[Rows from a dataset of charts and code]
***
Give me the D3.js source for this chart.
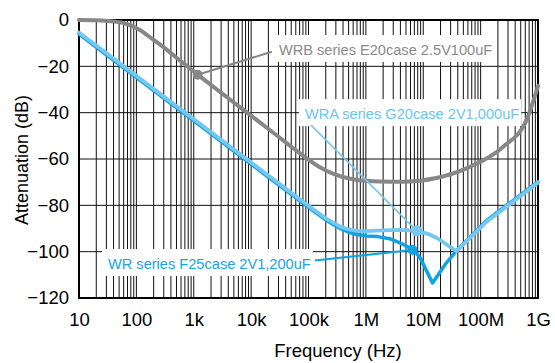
<!DOCTYPE html>
<html>
<head>
<meta charset="utf-8">
<script src="https://cdn.jsdelivr.net/npm/d3@7"></script>
<style>
  body { margin: 0; background: #fff; }
  svg { display: block; font-family: "Liberation Sans", Arial, sans-serif; }
</style>
</head>
<body>
<svg id="chart" width="555" height="363"></svg>
<script>
// values (frequency in Hz, attenuation in dB)
const wrbFreq = [10, 20, 32, 55, 83, 120, 159, 250, 355, 500, 705, 1170, 2500, 4800, 10000, 18800, 40000, 79000, 150000, 266000, 590000, 1.74e6, 4.4e6, 1.7e7, 6.5e7, 2.45e8, 6.3e8, 1e9];
const wrbDb   = [0, -0.1, -0.4, -1.1, -2.5, -4.6, -6.8, -10.3, -13.2, -16.3, -19.2, -23.6, -29.9, -35.3, -41.3, -46.5, -52.8, -58.4, -63.2, -66.3, -68.7, -69.7, -69.8, -68.2, -63.4, -54.8, -43.2, -28.5];

const wraFreq = [10, 1e5, 2e5, 3.5e5, 5e5, 7e5, 1e6, 2e6, 4e6, 7.7e6, 1.2e7, 1.7e7, 2.6e7, 3.8e7, 1.26e8, 1e9];
const wraDb   = [-5.4, -80.2, -85.6, -89.1, -90.4, -91.0, -91.1, -90.8, -90.6, -91.0, -92.3, -94.0, -97.0, -99.8, -87.2, -70.2];

const wrFreq = [10, 1e5, 2e5, 3.5e5, 5e5, 7e5, 1e6, 1.6e6, 2.6e6, 4e6, 5.5e6, 7e6, 9e6, 1.45e7, 2.5e7, 3.8e7, 1.26e8, 1e9];
const wrDb   = [-6.1, -80.9, -86.3, -89.9, -91.6, -92.6, -93.2, -93.5, -94.4, -96.3, -98.0, -99.5, -103.0, -113.5, -105.0, -99.6, -86.6, -69.8];

const xTickLabels = ["10", "100", "1k", "10k", "100k", "1M", "10M", "100M", "1G"];
const yTicks = [0, -20, -40, -60, -80, -100, -120];

const labelText = ["WRB series E20case 2.5V100uF", "WRA series G20case 2V1,000uF", "WR series F25case 2V1,200uF"];
const labelAt   = [[30500, -12.9], [87000, -40.6], [32, -105.3]];
const markerAt  = [[1170, -23.6], [7.7e6, -91.0], [6.5e6, -99.3]];

const svg = d3.select("#chart");
const plotL = 79, plotR = 538, plotT = 20, plotB = 298;

const x = d3.scaleLog().domain([10, 1e9]).range([plotL, plotR]);
const y = d3.scaleLinear().domain([-120, 0]).range([plotB, plotT]);

const gray = "#878787", light = "#76c7f0", dark = "#0ea3e3";
const textCol = ["#8a8a8a", "#6cc4ef", "#16a4e4"];
const lineCol = [gray, light, dark];

// grid
const grid = svg.append("g").attr("stroke", "#111").attr("stroke-width", 1);
grid.selectAll("line.v")
    .data(x.ticks())
    .enter().append("line")
    .attr("class", "v")
    .attr("x1", d => x(d)).attr("x2", d => x(d))
    .attr("y1", plotT).attr("y2", plotB);
grid.selectAll("line.h")
    .data(yTicks)
    .enter().append("line")
    .attr("class", "h")
    .attr("x1", plotL).attr("x2", plotR)
    .attr("y1", d => y(d)).attr("y2", d => y(d));

// white boxes behind the label text hide the grid
const boxLayer = svg.append("g");
const labels = svg.append("g").attr("font-size", "14.6px");
const texts = labels.selectAll("text")
    .data(labelText)
    .enter().append("text")
    .attr("x", (d, i) => x(labelAt[i][0]))
    .attr("y", (d, i) => y(labelAt[i][1]))
    .attr("dy", "0.35em")
    .attr("fill", (d, i) => textCol[i])
    .text(d => d);

const boxes = [];
texts.each(function () {
    const b = this.getBBox();
    boxes.push({ x: b.x - 6, y: b.y - 7, w: b.width + 8, h: b.height + 11 });
});
boxLayer.selectAll("rect")
    .data(boxes)
    .enter().append("rect")
    .attr("x", d => d.x).attr("y", d => d.y)
    .attr("width", d => d.w).attr("height", d => d.h)
    .attr("fill", "#fff");

// frame
svg.append("rect")
    .attr("x", plotL).attr("y", plotT)
    .attr("width", plotR - plotL).attr("height", plotB - plotT)
    .attr("fill", "none").attr("stroke", "#000").attr("stroke-width", 2);

const line = d3.line()
    .x(d => x(d[0]))
    .y(d => y(d[1]));

const curves = svg.append("g").attr("fill", "none").attr("stroke-linejoin", "round").attr("stroke-linecap", "round");
curves.append("path")
    .attr("d", line.curve(d3.curveMonotoneX)(d3.zip(wrbFreq, wrbDb)))
    .attr("stroke", gray).attr("stroke-width", 4);
curves.append("path")
    .attr("d", line.curve(d3.curveLinear)(d3.zip(wrFreq, wrDb)))
    .attr("stroke", dark).attr("stroke-width", 3.5);
curves.append("path")
    .attr("d", line.curve(d3.curveLinear)(d3.zip(wraFreq, wraDb)))
    .attr("stroke", light).attr("stroke-width", 3.8);

// leader lines from the labels to the markers
const leaderStart = boxes.map((b, i) => {
    if (i === 0) return [b.x - 1, b.y + b.h * 0.62];
    if (i === 1) return [b.x + 12, b.y + b.h - 1];
    return [b.x + b.w + 2, b.y + b.h * 0.42];
});
svg.append("g")
    .selectAll("line")
    .data(markerAt)
    .enter().append("line")
    .attr("x1", (d, i) => leaderStart[i][0]).attr("y1", (d, i) => leaderStart[i][1])
    .attr("x2", d => x(d[0])).attr("y2", d => y(d[1]))
    .attr("stroke", (d, i) => lineCol[i])
    .attr("stroke-width", (d, i) => i === 1 ? 1.6 : 2);

svg.append("g")
    .selectAll("circle")
    .data(markerAt)
    .enter().append("circle")
    .attr("cx", d => x(d[0])).attr("cy", d => y(d[1]))
    .attr("r", (d, i) => i === 1 ? 5.5 : 5)
    .attr("fill", (d, i) => lineCol[i]);

labels.raise();

// axes
const xAxis = svg.append("g")
    .attr("transform", `translate(0,${plotB})`)
    .call(d3.axisBottom(x)
        .tickValues(xTickLabels.map((d, i) => Math.pow(10, i + 1)))
        .tickFormat((d, i) => xTickLabels[i])
        .tickSize(0).tickPadding(15));
const yAxis = svg.append("g")
    .attr("transform", `translate(${plotL},0)`)
    .call(d3.axisLeft(y).tickValues(yTicks).tickSize(0).tickPadding(10));
[xAxis, yAxis].forEach(a => {
    a.select(".domain").remove();
    a.attr("font-family", null).attr("font-size", null);
    a.selectAll("text").attr("font-size", "18.5px").attr("fill", "#000");
});

svg.append("text")
    .attr("x", 338).attr("y", 357)
    .attr("text-anchor", "middle")
    .attr("font-size", "18.5px")
    .text("Frequency (Hz)");
svg.append("text")
    .attr("transform", "translate(28,160) rotate(-90)")
    .attr("text-anchor", "middle")
    .attr("font-size", "18px")
    .text("Attenuation (dB)");
</script>
</body>
</html>
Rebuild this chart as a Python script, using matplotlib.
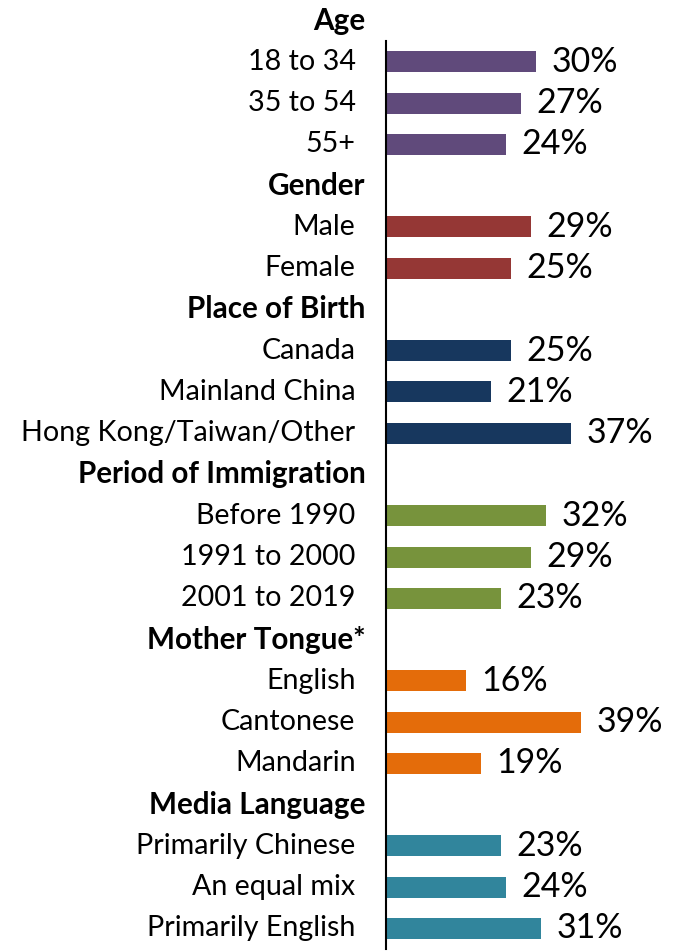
import matplotlib
matplotlib.use('Agg')
import matplotlib.pyplot as plt

plt.rcParams['font.family'] = ['Lato', 'DejaVu Sans']

# groups, their items, values (%) and bar colours
groups = ['Age', 'Gender', 'Place of Birth', 'Period of Immigration',
          'Mother Tongue*', 'Media Language']
items = [['18 to 34', '35 to 54', '55+'],
         ['Male', 'Female'],
         ['Canada', 'Mainland China', 'Hong Kong/Taiwan/Other'],
         ['Before 1990', '1991 to 2000', '2001 to 2019'],
         ['English', 'Cantonese', 'Mandarin'],
         ['Primarily Chinese', 'An equal mix', 'Primarily English']]
values = [[30, 27, 24],
          [29, 25],
          [25, 21, 37],
          [32, 29, 23],
          [16, 39, 19],
          [23, 24, 31]]
colors = ['#604A7B', '#953735', '#17375E', '#77933C', '#E46C0A', '#31859C']

fig = plt.figure(figsize=(6.79, 9.52), dpi=100)
ax = fig.add_axes([385.5 / 679, 3.0 / 952, 1 - 385.5 / 679, 1 - 3.0 / 952])

row = 0
for g, its, vals, col in zip(groups, items, values, colors):
    ax.text(-4.0, row, g, ha='right', va='center', fontsize=21.3,
            fontweight='bold', clip_on=False)
    row += 1
    for it, v in zip(its, vals):
        ax.barh(row, v, height=0.51, color=col)
        ax.text(-6.0, row, it, ha='right', va='center', fontsize=20.6,
                clip_on=False)
        ax.text(v + 3.2, row, f'{v}%', ha='left', va='center', fontsize=24.5)
        row += 1

ax.set_ylim(row - 0.5, -0.5)
ax.set_xlim(0, 58.7)
for s in ['top', 'right', 'bottom']:
    ax.spines[s].set_visible(False)
ax.spines['left'].set_bounds(0.5, row - 0.5)
ax.spines['left'].set_linewidth(1.5)
ax.set_xticks([])
ax.set_yticks([])

plt.savefig('out.png', dpi=100)
plt.close(fig)
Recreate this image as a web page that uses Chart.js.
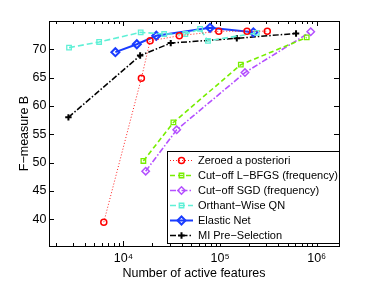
***
Directions. All lines above from the one containing "Rebuild this chart" through the one containing "plt.rcParams['font.family'] = ['Lato', 'DejaVu" are to be quoted exactly, and only those; pictures are left out.

Task answer.
Rebuild this chart as a Python script, using matplotlib.
import matplotlib
matplotlib.use('Agg')
import matplotlib.pyplot as plt

plt.rcParams['font.family'] = ['Lato', 'DejaVu Sans']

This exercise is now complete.